▶ Data segment:
========

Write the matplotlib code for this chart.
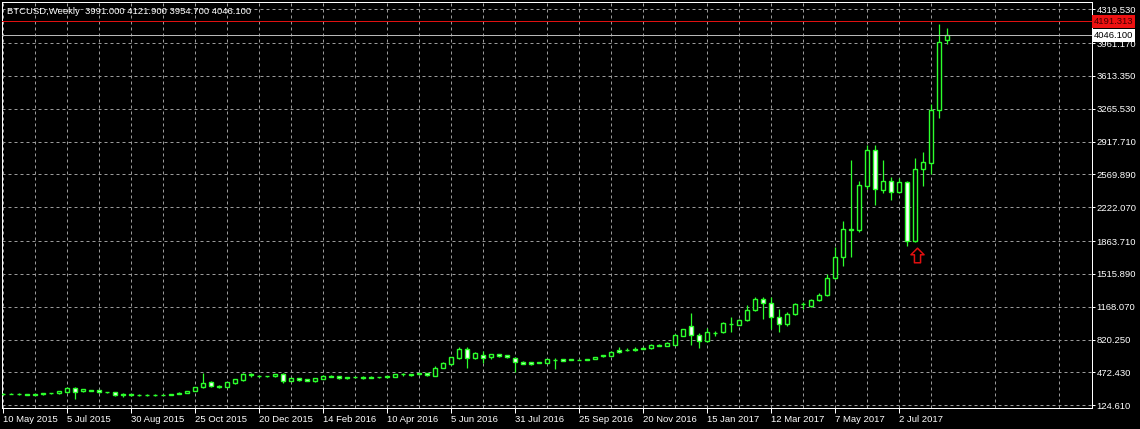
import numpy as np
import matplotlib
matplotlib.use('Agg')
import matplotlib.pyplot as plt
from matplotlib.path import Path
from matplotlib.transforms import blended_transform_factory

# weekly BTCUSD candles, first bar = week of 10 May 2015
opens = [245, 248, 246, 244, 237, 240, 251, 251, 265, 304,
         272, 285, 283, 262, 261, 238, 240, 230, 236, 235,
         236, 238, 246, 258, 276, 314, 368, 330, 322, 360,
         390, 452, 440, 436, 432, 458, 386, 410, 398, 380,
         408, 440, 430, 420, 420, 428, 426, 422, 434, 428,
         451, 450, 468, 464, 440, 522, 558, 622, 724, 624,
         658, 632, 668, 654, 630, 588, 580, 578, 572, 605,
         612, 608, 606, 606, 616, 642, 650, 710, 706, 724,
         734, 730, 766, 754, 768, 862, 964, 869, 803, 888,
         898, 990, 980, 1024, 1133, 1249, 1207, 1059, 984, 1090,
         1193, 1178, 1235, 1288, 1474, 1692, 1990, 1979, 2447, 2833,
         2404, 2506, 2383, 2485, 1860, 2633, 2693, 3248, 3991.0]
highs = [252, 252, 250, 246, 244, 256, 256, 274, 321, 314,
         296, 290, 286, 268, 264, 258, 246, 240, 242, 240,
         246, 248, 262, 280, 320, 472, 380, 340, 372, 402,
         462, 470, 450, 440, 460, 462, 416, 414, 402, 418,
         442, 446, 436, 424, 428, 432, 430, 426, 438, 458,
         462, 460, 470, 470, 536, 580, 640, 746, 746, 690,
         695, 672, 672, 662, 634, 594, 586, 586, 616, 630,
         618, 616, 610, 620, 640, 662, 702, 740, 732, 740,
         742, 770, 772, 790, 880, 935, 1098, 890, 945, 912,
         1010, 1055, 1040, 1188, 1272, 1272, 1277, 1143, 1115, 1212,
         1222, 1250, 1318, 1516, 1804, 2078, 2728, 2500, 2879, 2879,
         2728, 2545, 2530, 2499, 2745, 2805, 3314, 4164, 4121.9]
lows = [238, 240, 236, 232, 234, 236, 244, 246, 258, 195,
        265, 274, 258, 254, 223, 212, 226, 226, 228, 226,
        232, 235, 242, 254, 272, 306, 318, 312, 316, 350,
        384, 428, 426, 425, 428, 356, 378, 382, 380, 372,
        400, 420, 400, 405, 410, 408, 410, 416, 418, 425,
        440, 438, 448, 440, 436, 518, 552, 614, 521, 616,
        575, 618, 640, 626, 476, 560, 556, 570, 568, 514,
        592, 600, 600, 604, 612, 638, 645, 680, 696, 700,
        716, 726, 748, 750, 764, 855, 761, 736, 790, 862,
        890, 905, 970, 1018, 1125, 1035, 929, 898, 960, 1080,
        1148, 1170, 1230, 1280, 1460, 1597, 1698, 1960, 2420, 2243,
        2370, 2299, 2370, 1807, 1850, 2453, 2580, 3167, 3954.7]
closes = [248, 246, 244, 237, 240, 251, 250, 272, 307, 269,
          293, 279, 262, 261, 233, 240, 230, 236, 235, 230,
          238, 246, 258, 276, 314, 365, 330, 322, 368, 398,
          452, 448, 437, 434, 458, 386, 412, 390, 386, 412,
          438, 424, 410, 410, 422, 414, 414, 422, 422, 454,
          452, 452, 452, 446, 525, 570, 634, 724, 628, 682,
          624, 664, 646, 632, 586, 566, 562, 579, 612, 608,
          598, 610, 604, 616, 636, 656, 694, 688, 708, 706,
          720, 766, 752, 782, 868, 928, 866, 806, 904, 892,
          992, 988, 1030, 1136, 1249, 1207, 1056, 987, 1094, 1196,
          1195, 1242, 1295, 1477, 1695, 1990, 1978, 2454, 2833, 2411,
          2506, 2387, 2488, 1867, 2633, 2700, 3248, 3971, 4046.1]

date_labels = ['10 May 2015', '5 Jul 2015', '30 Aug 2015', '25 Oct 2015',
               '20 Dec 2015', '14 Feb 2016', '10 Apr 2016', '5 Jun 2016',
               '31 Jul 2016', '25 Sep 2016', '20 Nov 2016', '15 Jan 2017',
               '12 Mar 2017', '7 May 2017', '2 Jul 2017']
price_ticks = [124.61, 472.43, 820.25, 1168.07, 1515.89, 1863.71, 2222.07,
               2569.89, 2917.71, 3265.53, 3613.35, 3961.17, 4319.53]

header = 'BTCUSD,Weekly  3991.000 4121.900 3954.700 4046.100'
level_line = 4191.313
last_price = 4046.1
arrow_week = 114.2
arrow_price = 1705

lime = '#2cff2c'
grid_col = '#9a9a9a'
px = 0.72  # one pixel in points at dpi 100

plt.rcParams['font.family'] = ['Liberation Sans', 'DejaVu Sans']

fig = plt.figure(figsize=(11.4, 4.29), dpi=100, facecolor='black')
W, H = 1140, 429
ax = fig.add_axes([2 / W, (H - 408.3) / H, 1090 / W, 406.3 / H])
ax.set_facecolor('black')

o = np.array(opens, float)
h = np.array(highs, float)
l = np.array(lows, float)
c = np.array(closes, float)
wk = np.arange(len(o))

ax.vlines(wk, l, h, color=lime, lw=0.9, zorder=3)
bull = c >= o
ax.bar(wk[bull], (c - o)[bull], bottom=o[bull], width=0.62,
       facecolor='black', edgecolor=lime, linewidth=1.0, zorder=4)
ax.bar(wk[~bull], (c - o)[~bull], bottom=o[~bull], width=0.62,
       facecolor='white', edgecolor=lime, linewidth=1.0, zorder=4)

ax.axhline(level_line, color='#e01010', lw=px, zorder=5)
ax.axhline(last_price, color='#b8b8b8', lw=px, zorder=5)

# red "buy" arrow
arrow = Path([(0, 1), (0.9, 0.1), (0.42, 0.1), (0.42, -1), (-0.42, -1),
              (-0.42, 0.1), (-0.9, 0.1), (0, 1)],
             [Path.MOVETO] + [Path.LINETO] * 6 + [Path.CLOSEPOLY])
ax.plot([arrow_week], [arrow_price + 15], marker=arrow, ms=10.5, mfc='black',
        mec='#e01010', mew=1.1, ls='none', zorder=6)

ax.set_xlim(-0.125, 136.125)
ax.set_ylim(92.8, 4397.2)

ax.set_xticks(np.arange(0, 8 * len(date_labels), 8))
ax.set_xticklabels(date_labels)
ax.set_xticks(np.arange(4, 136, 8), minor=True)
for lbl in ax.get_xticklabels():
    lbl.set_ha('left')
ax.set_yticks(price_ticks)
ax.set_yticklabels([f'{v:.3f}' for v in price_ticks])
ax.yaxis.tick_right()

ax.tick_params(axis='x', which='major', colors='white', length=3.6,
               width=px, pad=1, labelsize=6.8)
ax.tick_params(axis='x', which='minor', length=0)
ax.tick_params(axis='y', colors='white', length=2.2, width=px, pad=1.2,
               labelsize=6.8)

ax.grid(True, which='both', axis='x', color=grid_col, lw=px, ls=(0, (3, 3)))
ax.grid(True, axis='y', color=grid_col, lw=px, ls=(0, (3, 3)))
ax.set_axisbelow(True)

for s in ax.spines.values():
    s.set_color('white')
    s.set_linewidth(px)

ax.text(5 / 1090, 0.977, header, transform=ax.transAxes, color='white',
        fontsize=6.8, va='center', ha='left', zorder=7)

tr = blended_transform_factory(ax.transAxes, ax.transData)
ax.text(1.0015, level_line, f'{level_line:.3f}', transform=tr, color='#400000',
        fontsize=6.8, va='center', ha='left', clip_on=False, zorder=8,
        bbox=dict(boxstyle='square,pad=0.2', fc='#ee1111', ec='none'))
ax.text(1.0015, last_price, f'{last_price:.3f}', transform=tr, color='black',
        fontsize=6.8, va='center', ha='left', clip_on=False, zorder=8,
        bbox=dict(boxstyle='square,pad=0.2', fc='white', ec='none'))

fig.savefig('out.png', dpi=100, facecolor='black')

========

▶ What is required:
Please take the lines from the beginning of the data above through the line holding "from matplotlib.transforms import" and transcribe them exactly, without any pictures.

▶ Response for this exercise:
Write the matplotlib code for this chart.
import numpy as np
import matplotlib
matplotlib.use('Agg')
import matplotlib.pyplot as plt
from matplotlib.path import Path
from matplotlib.transforms import blended_transform_factory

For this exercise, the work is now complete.